| |
|
|
Bu son tango değil
Dün Lüksemburg'da olan hiçbir şey benim açımdan "sürpriz" değildi. Avusturya, Avrupa'daki Türkiye karşıtlarının "taşeronluğuna" soyunarak engeller çıkardı. Avusturya'ya en büyük gücü Almanya verdi. Almanya'daki siyasi ortamın belirsizliği ve Merkel'in baskısı Avusturya'nın tavrında başrol oynadı. Ama dün olacakların sinyali hem geçtiğimiz yılın 17 Aralık'ında, hem de Çerçeve Belge'nin hazırlanması aşamasında zaten kendini göstermişti. Türkiye, Avrupa Birliği ile 1999'da "kaybettiği" bir maçı "hala" oynuyor.
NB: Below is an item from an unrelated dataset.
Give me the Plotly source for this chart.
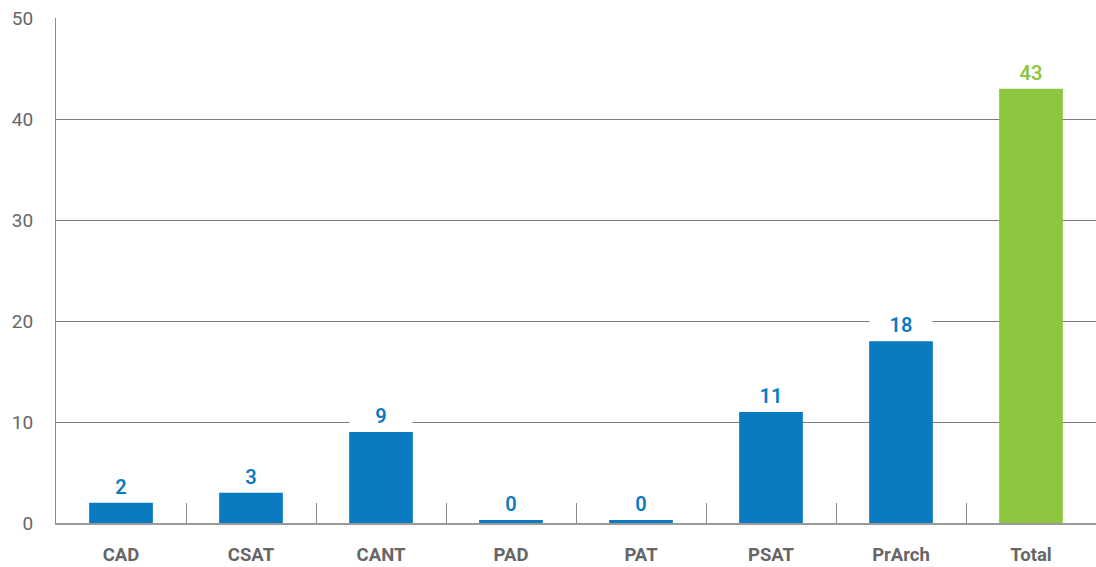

Görünen o ki, oynamaya devam da edecek. Çünkü her iki taraf da, konumdan "hoşnut." Türkiye "sahada kalmak" istiyor, Avrupa da Türkiye'yi "sahada tutmak." Bugünkü iktidarın bunda suçu var mı? Temelde yok. Çünkü dediğim gibi maçı 1999'da kaybettik. Bugün o günün yansıması. Ama hükümetin 2005'in ilk 9 ayını boşa geçirdiğini de "unutmamak" gerek. Bu köşede 17 Aralık'tan bu yana Tayyip Erdoğan'ın Avrupa ile ilişkileri boşlamaması gerektiğini yazdım. Avrupa'ya sık sık gitmesi gerektiğini yazdım. Çünkü neler olacağını biliyordum. Başbakan ise Afrika, Asya, Arabistan, Ortadoğu'yu gezdi. Ama en kritik 9 ay boyunca Avrupa'ya pek uğramadı. Birkaç zorunlu ziyaret dışında AB ülkeleriyle "yakın temastan" kaçındı. Sorunları oluşmadan çözmektense, son 1 ay içinde oluşurken çözmeyi tercih etti. Ama yine de sonuç zaten pek değişmezdi. Kimse merak etmesin. Bu dans daha uzun yıllar böyle sürer. Biz AB'nin ayağına basacağız, onlar bizimkine.